Natural lighting on the model of an alien (above); Dr Wong in his laboratory with two of his PhD students (right)

  Currently, lighting in games involves a lot of “tricks,” says Principal Investigator Dr Tien-tsin Wong.
  Unlike in real life, the lighting in games, from Ace Combat to Zapper, does not change as the game player’s viewpoint changes.
  Dr Wong’s award-winning “plenoptic illumination” technique, however, provides both a theoretical and practical solution.
  Using a triangular mesh grid, which is standard in the graphics and games industry, he records the actual lighting effect at the vertex of each triangle. The number of triangles per scene depends on the geometry of an object and its distance from the viewpoint. The data for all possible scene lighting configurations is then stored.
  “But that’s the easy part,” said Dr Wong. A simple scene in 24-bit colour may require 900 MB (megabytes) of storage space, he says; about one-fifth of the capacity of a DVD.
  Dr Wong says his contribution to the problem is in developing and applying a “rendering-friendly compression algorithm” which compresses the data and decompresses it in real-time when the game scene is being played.
  Compression is at a ratio of about 200:1 so the 900 MB of data is reduced to between 3 and 4 MB. This makes practical applications feasible. The technique compresses the data in two ways; by “squeezing” it, which leads to a reduction of between 15 and 20 percent, and by taking out data that the human senses cannot perceive.
  The compression algorithm is based on signal processing theory and is currently being tested by game developers such as Sony.
  Said Dr Wong: “It’s not useful if you can only compress the data. There are some very successful compression techniques like JPEG and MPEG2 for DVD-Video.
  “The problem is that they cannot be applied to games applications because in computer graphics we randomly access data unlike a movie which is played frame by frame. So our algorithm is very different from the traditional compression algorithm.”
  He added: “We had to tailor make a very specialised algorithm. Decompression is coupled with the compression. When we designed the compression, we had to bear in mind how to decompress the data.

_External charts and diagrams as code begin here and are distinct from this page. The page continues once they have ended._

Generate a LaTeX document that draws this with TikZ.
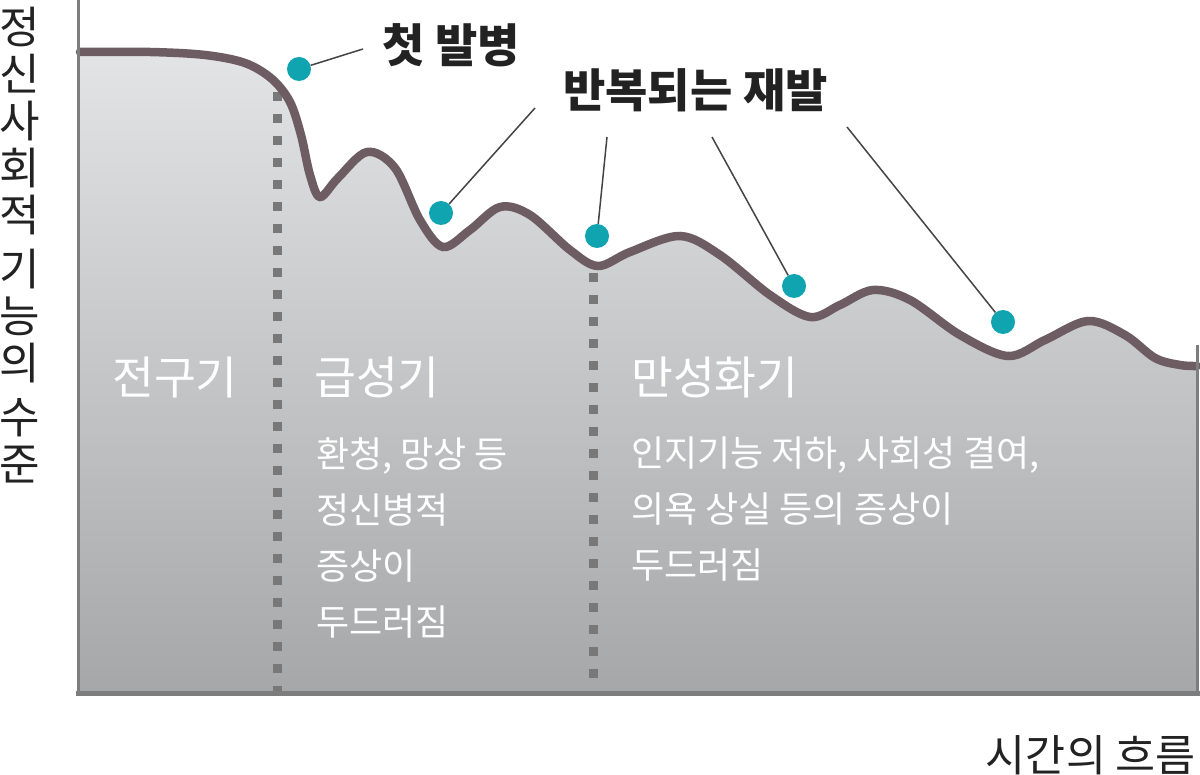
\documentclass[tikz,border=0pt]{standalone}
\usepackage{fontspec}
\setmainfont{Noto Sans CJK KR}
\definecolor{relapse}{HTML}{10A3B0}
\definecolor{course}{HTML}{6D5C61}
\definecolor{fillhi}{HTML}{E3E4E5}
\definecolor{filllo}{HTML}{A6A7A9}
\definecolor{axisgray}{HTML}{7D7D7D}
\definecolor{divgray}{HTML}{787878}
\definecolor{leadergray}{HTML}{444444}
\definecolor{titleblack}{HTML}{222222}

\begin{document}
\begin{tikzpicture}[x=1pt, y=-1pt,
    dot/.style={circle, fill=relapse, inner sep=0pt, minimum size=24pt},
    leader/.style={draw=leadergray, line width=1.5pt},
    title/.style={anchor=north west, inner sep=0pt, text=titleblack, font=\fontsize{46}{54}\selectfont\bfseries},
    phase/.style={anchor=north west, inner sep=0pt, text=white, font=\fontsize{45.5}{54}\selectfont},
    note/.style={anchor=north west, inner sep=0pt, text=white, align=left, font=\fontsize{36}{56}\selectfont},
    divider/.style={draw=divgray, line width=9pt, dash pattern=on 9pt off 13pt}]

    \fill[white] (0,0) rectangle (1200,775);
    \useasboundingbox (0,0) rectangle (1200,775);

    \shade[top color=fillhi, bottom color=filllo] (80,693) -- plot[smooth, tension=0.55] coordinates {
        (80,52) (150,52) (205,55) (245,63) (272,79) (290,102) (301,135) (310,175) (320,197)
        (338,178) (367,152) (395,168) (420,220) (443,247) (470,230) (500,207) (530,215)
        (570,250) (598,266) (630,252) (680,236) (720,255) (770,295) (810,317) (840,305)
        (873,290) (910,300) (960,335) (1008,356) (1045,340) (1088,321) (1125,335)
        (1155,358) (1180,365) (1197,366)} -- (1197,693) -- cycle;

    \draw[divider] (277,92) -- (277,693);
    \draw[divider] (593,273) -- (593,693);

    \draw[course, line width=8.5pt, line cap=round] plot[smooth, tension=0.55] coordinates {
        (80,52) (150,52) (205,55) (245,63) (272,79) (290,102) (301,135) (310,175) (320,197)
        (338,178) (367,152) (395,168) (420,220) (443,247) (470,230) (500,207) (530,215)
        (570,250) (598,266) (630,252) (680,236) (720,255) (770,295) (810,317) (840,305)
        (873,290) (910,300) (960,335) (1008,356) (1045,340) (1088,321) (1125,335)
        (1155,358) (1180,365) (1197,366)};

    \draw[axisgray, line width=3pt] (78,0) -- (78,694);
    \draw[axisgray, line width=5pt] (76,693) -- (1200,693);
    \draw[axisgray, line width=3pt] (1197,345) -- (1197,693);

    \node[dot] (d1) at (299,69) {};
    \node[dot] (d2) at (441,213) {};
    \node[dot] (d3) at (597,236) {};
    \node[dot] (d4) at (794,286) {};
    \node[dot] (d5) at (1003,322) {};

    \node[title] (onset) at (382,23) {첫 발병};
    \node[title] (relapses) at (563,68) {반복되는 재발};

    \coordinate (l0) at (363,49);
    \coordinate (l1) at (535,108);
    \coordinate (l2) at (607,137);
    \coordinate (l3) at (712,137);
    \coordinate (l4) at (847,127);

    \draw[leader] (l0) -- (d1);
    \draw[leader] (l1) -- (d2);
    \draw[leader] (l2) -- (d3);
    \draw[leader] (l3) -- (d4);
    \draw[leader] (l4) -- (d5);

    \node[phase] (prodrome) at (112,357) {전구기};
    \node[phase] (acute) at (314,357) {급성기};
    \node[phase] (chronic) at (631,357) {만성화기};

    \node[note] (acutenote) at (316,437) {환청, 망상 등\\정신병적\\증상이\\두드러짐};
    \node[note] (chronicnote) at (631,437) {인지기능 저하, 사회성 결여,\\의욕 상실 등의 증상이\\두드러짐};

    \node[anchor=north, inner sep=0pt, text=titleblack, align=center,
        font=\fontsize{44}{47}\selectfont] (level) at (20,7)
        {정\\신\\사\\회\\적\\[7pt]기\\능\\의\\[7pt]수\\준};
    \node[anchor=north east, inner sep=0pt, text=titleblack,
        font=\fontsize{43.5}{50}\selectfont] (time) at (1196,735) {시간의 흐름};

\end{tikzpicture}
\end{document}
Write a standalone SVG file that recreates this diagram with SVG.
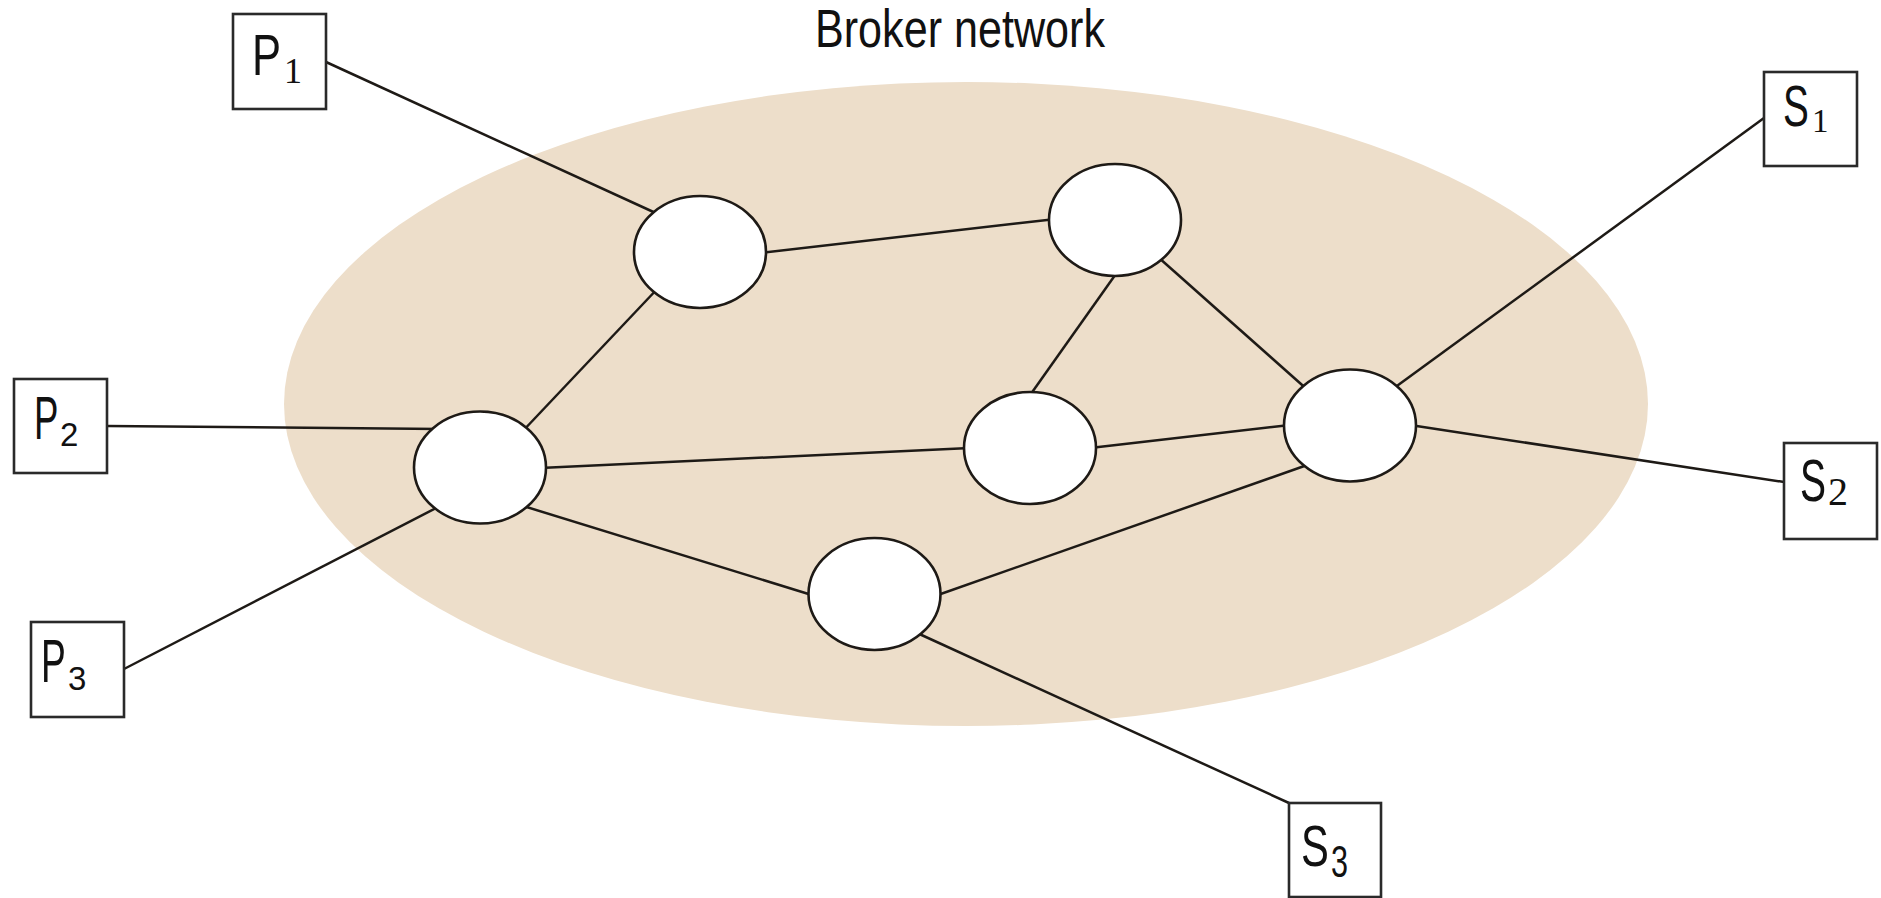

The decompression takes place during the rendering and it’s important not to use a lot of computing power.”
  Dr Wong came up with the pre-computing approach because he said even today’s computers lack the power to process data for complex lighting effects, like caustics, in real-time.
  “But retrieving data takes only a little time so we decided to pre-compute everything,” he said.
  The research has been awarded the prestigious IEEE Transactions on Multimedia Prize Paper Award 2005 and the CUHK Young Researcher Award 2004.